The Greatest Generation gave part of itself to make America a great nation, and today we are coasting more and more on that momentum. Eventually, the momentum will run out and we will have to start pedaling on our own. The Greatest Generation had its slackers too, they told me plenty of stories about that, but I think the percentage of us who are lazy and useless has gone way up.

If we are to become the second Great Generation, we have to start acting like it. We have to start behaving like the heroes on the History Channel. These were mostly very common people with uncommon determination and resolve. We have some things going for us, one of which is our high level of education. It is easier to build great wonders or massive, beautiful ships of war with the technology we have today. Unfortunately for us, we tend to spend our efforts “inventing ways of doing evil.”

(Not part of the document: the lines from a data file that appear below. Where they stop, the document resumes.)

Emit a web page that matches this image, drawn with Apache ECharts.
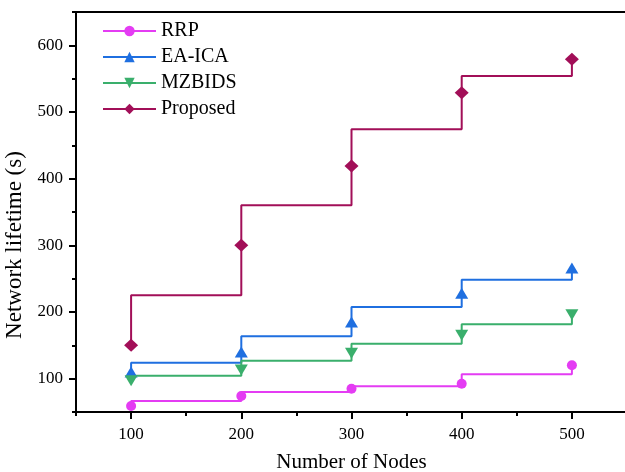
<!DOCTYPE html>
<html>
<head>
<meta charset="utf-8">
<script src="https://cdn.jsdelivr.net/npm/echarts@6/dist/echarts.min.js"></script>
<style>
  html, body { margin: 0; padding: 0; background: #fff; }
  #chart { width: 625px; height: 472px; }
</style>
</head>
<body>
<div id="chart"></div>
<script>
const nodes = [100, 200, 300, 400, 500]

// marker values at each node count
const rrp = [59, 74, 85, 92.5, 120]
const eaIca = [110, 140, 185, 228, 266]
const mzbids = [97, 113, 138, 165, 196]
const proposed = [150, 300, 419, 529, 579]

// level of the step line between two node counts
const rrpStep = [66.5, 80, 88.5, 106.5]
const eaIcaStep = [124, 163.5, 207.5, 248.5]
const mzbidsStep = [104.5, 127, 152.5, 181.5]
const proposedStep = [225, 360, 474, 554]

const xTicks = [100, 200, 300, 400, 500]
const yTicks = [100, 200, 300, 400, 500, 600]

const font = 'Liberation Serif'

// walk the step path, markers only on the real data points
function stepPath(marks, levels) {
  const out = [{ value: [nodes[0], marks[0]] }]
  for (let i = 0; i < levels.length; i++) {
    out.push({ value: [nodes[i], levels[i]], symbol: 'none' })
    out.push({ value: [nodes[i + 1], levels[i]], symbol: 'none' })
    out.push({ value: [nodes[i + 1], marks[i + 1]] })
  }
  return out
}

function makeSeries(name, color, symbol, size, rotate, marks, levels) {
  return {
    name: name,
    type: 'line',
    data: stepPath(marks, levels),
    symbol: symbol,
    symbolSize: size,
    symbolRotate: rotate,
    showAllSymbol: true,
    color: color,
    lineStyle: { width: 2, color: color },
    itemStyle: { color: color },
    emphasis: { disabled: true },
    animation: false
  }
}

const chart = echarts.init(document.getElementById('chart'))
chart.setOption({
  backgroundColor: '#fff',
  grid: {
    left: 76, top: 12, right: -2, bottom: 60,
    outerBoundsMode: 'none',
    show: true, borderColor: '#000', borderWidth: 2
  },
  legend: {
    orient: 'vertical',
    left: 97,
    top: 16,
    itemWidth: 53,
    itemHeight: 13,
    itemGap: 6,
    textStyle: { fontFamily: font, fontSize: 20, color: '#000' },
    data: ['RRP', 'EA-ICA', 'MZBIDS', 'Proposed']
  },
  xAxis: [{
    type: 'value',
    min: 50,
    max: 550,
    name: 'Number of Nodes',
    nameLocation: 'middle',
    nameGap: 40,
    nameTextStyle: { fontFamily: font, fontSize: 21, color: '#000' },
    axisLine: { lineStyle: { color: '#000', width: 2 } },
    axisTick: { customValues: xTicks, length: 7, lineStyle: { color: '#000', width: 2 } },
    axisLabel: { customValues: xTicks, fontFamily: font, fontSize: 17, color: '#000', margin: 14 },
    splitLine: { show: false }
  }, {
    // minor ticks
    type: 'value',
    min: 50,
    max: 550,
    interval: 50,
    position: 'bottom',
    axisLine: { show: false },
    axisTick: { length: 4, lineStyle: { color: '#000', width: 2 } },
    axisLabel: { show: false },
    splitLine: { show: false }
  }],
  yAxis: [{
    type: 'value',
    min: 50,
    max: 650,
    name: 'Network lifetime (s)',
    nameLocation: 'middle',
    nameGap: 46,
    nameTextStyle: { fontFamily: font, fontSize: 23, color: '#000', padding: [0, 0, 0, -66] },
    axisLine: { show: true, lineStyle: { color: '#000', width: 2 } },
    axisTick: { show: true, customValues: yTicks, length: 7, lineStyle: { color: '#000', width: 2 } },
    axisLabel: { customValues: yTicks, fontFamily: font, fontSize: 17, color: '#000', margin: 13 },
    splitLine: { show: false }
  }, {
    type: 'value',
    min: 50,
    max: 650,
    interval: 50,
    position: 'left',
    axisLine: { show: false },
    axisTick: { show: true, length: 4, lineStyle: { color: '#000', width: 2 } },
    axisLabel: { show: false },
    splitLine: { show: false }
  }],
  series: [
    makeSeries('RRP', '#e43cf3', 'circle', 10, 0, rrp, rrpStep),
    makeSeries('EA-ICA', '#1f6fe0', 'triangle', [13, 11], 0, eaIca, eaIcaStep),
    makeSeries('MZBIDS', '#3aaf6c', 'triangle', [13, 11], 180, mzbids, mzbidsStep),
    makeSeries('Proposed', '#a20f58', 'diamond', [14, 13], 0, proposed, proposedStep)
  ]
})
</script>
</body>
</html>
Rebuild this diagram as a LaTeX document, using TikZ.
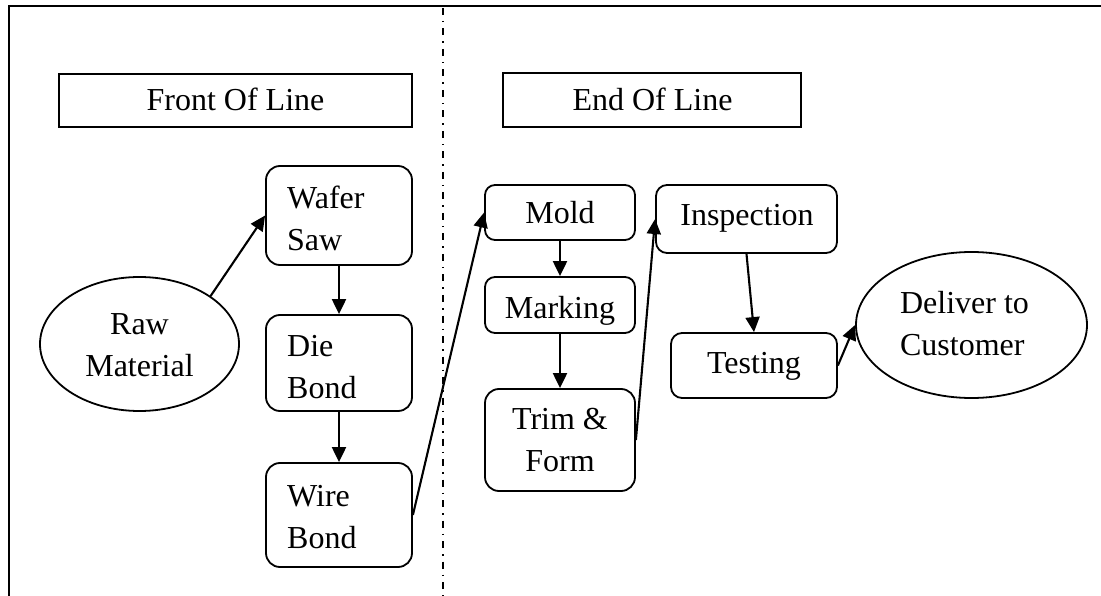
\documentclass[tikz,border=0pt]{standalone}
\usepackage{fontspec}
\setmainfont{Liberation Serif}
\usetikzlibrary{arrows.meta,shapes.geometric}
\begin{document}
\begin{tikzpicture}[x=1pt,y=-1pt,
  lbl/.style={font=\fontsize{32}{42}\selectfont, inner sep=0pt},
  titlebox/.style={draw, line width=1.8pt, inner sep=0pt},
  stepbox/.style={draw, line width=1.8pt, rounded corners=#1, inner sep=0pt},
  stepbox/.default=11pt,
  oval/.style={draw, ellipse, line width=1.8pt, inner sep=0pt},
  flow/.style={line width=2.1pt, -{Triangle[length=15pt,width=14pt]}},
  frame/.style={line width=2.6pt},
  divider/.style={line width=1.5pt, dash pattern=on 7pt off 6pt on 1.5pt off 6pt},
]
\useasboundingbox (0,0) rectangle (1101,596);

% frame and divider
\draw[frame] (9,596) -- (9,6) -- (1101,6);
\draw[divider] (443,8) -- (443,596);

% section titles
\node[titlebox, minimum width=353pt, minimum height=53pt] (fol) at (235.5,100.5) {};
\node[lbl] (folt) at (235.5,102.6) {\strut Front Of Line};
\node[titlebox, minimum width=298pt, minimum height=54pt] (eol) at (652,100) {};
\node[lbl] (eolt) at (652.5,102.6) {\strut End Of Line};

% front of line
\node[oval, minimum width=199pt, minimum height=134pt] (raw) at (139.5,344) {};
\node[lbl, align=center] (rawt) at (139.5,346.6) {\strut Raw\\\strut Material};

\node[stepbox=14pt, minimum width=146pt, minimum height=99pt] (wafer) at (339,215.5) {};
\node[lbl, align=left, anchor=west] (wafert) at (287,221) {\strut Wafer\\\strut Saw};

\node[stepbox=14pt, minimum width=146pt, minimum height=96pt] (die) at (339,363) {};
\node[lbl, align=left, anchor=west] (diet) at (287,369.5) {\strut Die\\\strut Bond};

\node[stepbox=14pt, minimum width=146pt, minimum height=104pt] (wire) at (339,515) {};
\node[lbl, align=left, anchor=west] (wiret) at (287,518.6) {\strut Wire\\\strut Bond};

% end of line
\node[stepbox=10pt, minimum width=150pt, minimum height=55pt] (mold) at (560,212.5) {};
\node[lbl] (moldt) at (560,215.6) {\strut Mold};

\node[stepbox=10pt, minimum width=150pt, minimum height=56pt] (mark) at (560,305) {};
\node[lbl] (markt) at (560,309.6) {\strut Marking};

\node[stepbox=14pt, minimum width=150pt, minimum height=102pt] (trim) at (560,440) {};
\node[lbl, align=center] (trimt) at (560,441.6) {\strut Trim \&\\\strut Form};

\node[stepbox=11pt, minimum width=181pt, minimum height=68pt] (insp) at (746.5,219) {};
\node[lbl] (inspt) at (747,217.6) {\strut Inspection};

\node[stepbox=11pt, minimum width=166pt, minimum height=65pt] (test) at (754,365.5) {};
\node[lbl] (testt) at (754,364.6) {\strut Testing};

\node[oval, minimum width=231pt, minimum height=146pt] (deliver) at (971.5,325) {};
\node[lbl, align=left] (delivert) at (964.5,326.5) {\strut Deliver to\\\strut Customer};

% connectors
\draw[flow] (raw.34) -- (wafer.west);
\draw[flow] (wafer.south) -- (die.north);
\draw[flow] (die.south) -- (wire.north);
\draw[flow] (wire.east) -- (mold.west);
\draw[flow] (mold.south) -- (mark.north);
\draw[flow] (mark.south) -- (trim.north);
\draw[flow] (trim.east) -- (insp.west);
\draw[flow] (insp.south) -- (test.north);
\draw[flow] (test.east) -- (deliver.west);
\end{tikzpicture}
\end{document}
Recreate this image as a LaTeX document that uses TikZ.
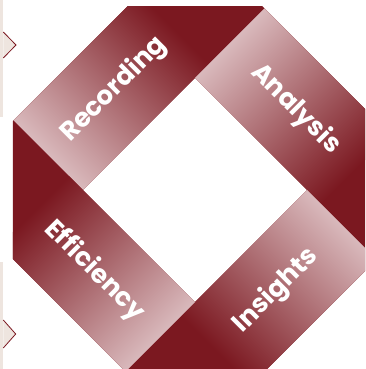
\documentclass[tikz,border=0pt]{standalone}
\usepackage{fontspec}
\setmainfont{Poppins}
\begin{document}
\begin{tikzpicture}[x=1pt,y=1pt]
  \definecolor{ribbonlight}{HTML}{D9B9BC}
  \definecolor{ribbondark}{HTML}{7B1820}
  \definecolor{panel}{HTML}{EEE5DF}
  \tikzset{
    bandtext/.style={text=white,inner sep=0pt,
      font=\bfseries\fontsize{26}{26}\selectfont},
    sidepanel/.style={fill=panel},
    chevron/.style={fill=panel}
  }
  % inner square half-width a, outer half-width b (in the 45-degree frame)
  \def\a{79.2}
  \def\b{177.5}
  \def\g{99}
  \useasboundingbox (-195,-179) rectangle (170,190);
  \clip (-195,-179) rectangle (170,190);

  % side panels with chevrons
  \fill[sidepanel] (-195,190) rectangle (-191.7,73);
  \fill[sidepanel] (-195,-72) rectangle (-191.7,-179);
  \fill[chevron] (-191.7,158) -- (-179,145) -- (-191.7,132) -- cycle;
  \draw[ribbondark,line width=0.8pt] (-191.7,158) -- (-179,145) -- (-191.7,132);
  \fill[chevron] (-191.7,-130) -- (-179.3,-144) -- (-191.7,-158) -- cycle;
  \draw[ribbondark,line width=0.8pt] (-191.7,-130) -- (-179.3,-144) -- (-191.7,-158);

  % the ring of four folded bands
  \begin{scope}
    \clip (-182,-183) rectangle (182,183);
    \begin{scope}[transform canvas={rotate=45}]
      % Recording
      \fill[ribbondark] (-\a,\a) rectangle (\b,\b);
      \shade[left color=ribbonlight,right color=ribbondark] (-\a,\a) rectangle (\g,\b);
      % Analysis
      \fill[ribbondark] (\a,-\b) rectangle (\b,\a);
      \shade[top color=ribbonlight,bottom color=ribbondark] (\a,-\g) rectangle (\b,\a);
      % Insights
      \fill[ribbondark] (-\b,-\b) rectangle (\a,-\a);
      \shade[left color=ribbondark,right color=ribbonlight] (-\g,-\b) rectangle (\a,-\a);
      % Efficiency
      \fill[ribbondark] (-\b,-\a) rectangle (-\a,\b);
      \shade[bottom color=ribbonlight,top color=ribbondark] (-\b,-\a) rectangle (-\a,\g);
    \end{scope}
  \end{scope}

  % band labels
  \node[bandtext,rotate=45]  (recording)  at (-80.9,100.7) {Recording};
  \node[bandtext,rotate=-45] (analysis)   at (100.7,80.9)  {Analysis};
  \node[bandtext,rotate=45]  (insights)   at (80.9,-100.7) {Insights};
  \node[bandtext,rotate=-45] (efficiency) at (-100.7,-80.9) {Efficiency};
\end{tikzpicture}
\end{document}
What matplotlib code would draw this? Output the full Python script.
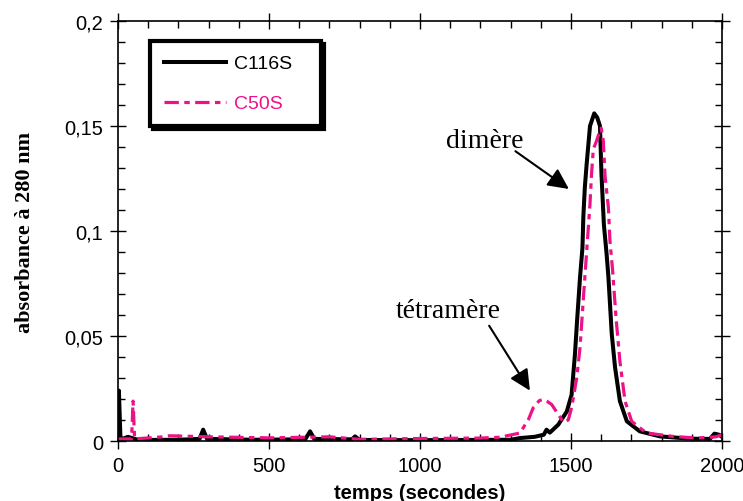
import matplotlib
matplotlib.use("Agg")
import matplotlib.pyplot as plt
from matplotlib.ticker import MultipleLocator, FuncFormatter

# --- data (temps en s, absorbance) ---
c116s_t = [0, 3, 8, 15, 33, 60, 100, 200, 270, 282, 295, 450, 620, 636, 650,
           775, 785, 800, 1000, 1300, 1331, 1380, 1410, 1419, 1430, 1458, 1486,
           1502, 1513, 1521, 1530, 1538, 1541, 1546, 1552, 1563, 1577, 1587,
           1596, 1601, 1609, 1618, 1624, 1635, 1646, 1662, 1685, 1728, 1795,
           1894, 1960, 1975, 1990, 2000]
c116s_a = [0.001, 0.024, 0.002, 0.001, 0.002, 0.0008, 0.0005, 0.0006, 0.001,
           0.0054, 0.001, 0.0006, 0.0008, 0.0046, 0.001, 0.0008, 0.0022,
           0.0005, 0.0004, 0.0006, 0.0014, 0.002, 0.003, 0.0054, 0.004, 0.0078,
           0.014, 0.022, 0.041, 0.059, 0.078, 0.092, 0.107, 0.121, 0.132, 0.150,
           0.156, 0.154, 0.150, 0.127, 0.103, 0.089, 0.078, 0.051, 0.035, 0.019,
           0.0094, 0.0046, 0.0022, 0.0011, 0.001, 0.0035, 0.003, 0.002]

c50s_t = [0, 45, 50, 55, 150, 170, 300, 500, 700, 800, 1000, 1200, 1265, 1331,
          1359, 1375, 1395, 1408, 1420, 1436, 1458, 1475, 1491, 1502, 1519,
          1530, 1539, 1546, 1563, 1568, 1574, 1585, 1596, 1600, 1607, 1613,
          1624, 1629, 1638, 1649, 1662, 1679, 1701, 1750, 1838, 1916, 1980, 2000]
c50s_a = [0.001, 0.001, 0.019, 0.001, 0.002, 0.0025, 0.002, 0.0015, 0.002,
          0.0008, 0.0012, 0.0014, 0.0018, 0.0038, 0.0102, 0.0158, 0.0192,
          0.0198, 0.019, 0.0174, 0.0126, 0.009, 0.010, 0.0158, 0.030, 0.0445,
          0.0636, 0.078, 0.113, 0.127, 0.139, 0.143, 0.148, 0.149, 0.143, 0.126,
          0.111, 0.0955, 0.081, 0.059, 0.038, 0.019, 0.0094, 0.0038, 0.0022,
          0.0014, 0.002, 0.003]

PINK = "#ee1289"

fig = plt.figure(figsize=(7.43, 5.02), dpi=100)
ax = fig.add_axes([0.1588, 0.1195, 0.8129, 0.8367])

ax.plot(c116s_t, c116s_a, color="black", lw=2.9, label="C116S   ")
ax.plot(c50s_t, c50s_a, color=PINK, lw=2.3, ls=(0, (4.5, 1.7, 1.7, 1.7)),
        label="C50S")

ax.set_xlim(0, 2000)
ax.set_ylim(0, 0.2)
ax.xaxis.set_major_locator(MultipleLocator(500))
ax.xaxis.set_minor_locator(MultipleLocator(100))
ax.yaxis.set_major_locator(MultipleLocator(0.05))
ax.yaxis.set_minor_locator(MultipleLocator(0.01))
ax.yaxis.set_major_formatter(FuncFormatter(lambda v, p: ("%g" % v).replace(".", ",")))

ax.tick_params(which="major", direction="inout", length=11, width=1,
               top=True, right=True, labelsize=14.5, pad=5)
ax.tick_params(which="minor", direction="in", length=5, width=1,
               top=True, right=True)
for lab in ax.get_xticklabels() + ax.get_yticklabels():
    lab.set_family("Liberation Sans")
for sp in ax.spines.values():
    sp.set_linewidth(1.2)

ax.set_xlabel("temps (secondes)", fontsize=14.5, fontweight="bold",
              family="Liberation Sans")
ax.xaxis.set_label_coords(0.5, -0.1)
ax.set_ylabel("absorbance à 280 nm", fontsize=16, fontweight="bold",
              family="Liberation Serif")
ax.yaxis.set_label_coords(-0.138, 0.5)

# annotations
arrow = dict(arrowstyle="-|>,head_length=0.45,head_width=0.22",
             color="black", lw=1.5, mutation_scale=28, shrinkA=0, shrinkB=0)
ax.text(1215, 0.140, "dimère", fontsize=20, family="Liberation Serif",
        ha="center", va="baseline")
ax.annotate("", xy=(1493, 0.120), xytext=(1316, 0.138), arrowprops=arrow)
ax.text(1093, 0.059, "tétramère", fontsize=20, family="Liberation Serif",
        ha="center", va="baseline")
ax.annotate("", xy=(1364, 0.024), xytext=(1229, 0.0549), arrowprops=arrow)

leg = ax.legend(loc="upper left", bbox_to_anchor=(0.053, 0.952),
                borderaxespad=0, fancybox=False, edgecolor="black",
                framealpha=1, shadow={"color": "black", "alpha": 1},
                prop={"family": "Liberation Sans", "size": 14},
                handlelength=3.2, handletextpad=0.4, borderpad=0.7,
                labelspacing=1.15)
leg.get_frame().set_linewidth(3)
leg.get_texts()[1].set_color(PINK)

fig.savefig("out.png", dpi=100)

Maybe I am being too hard on us and too respectful of prior generations. Whether I have a skewed view is for you to judge, but I do know something is not right. This is not the great destiny we were called to. Perhaps we need to turn off the TV and get back to work.

by Jonathan Proft


This article is dedicated to the men and women who have fought in extreme circumstances and worked hard in the mundane to preserve my freedom and way of life from the many evils in the world, and to our current fighting forces scattered abroad. We salute you on this Veteran’s Day. May God protect you and may you inspire future generations with your heroism and uncommon determination.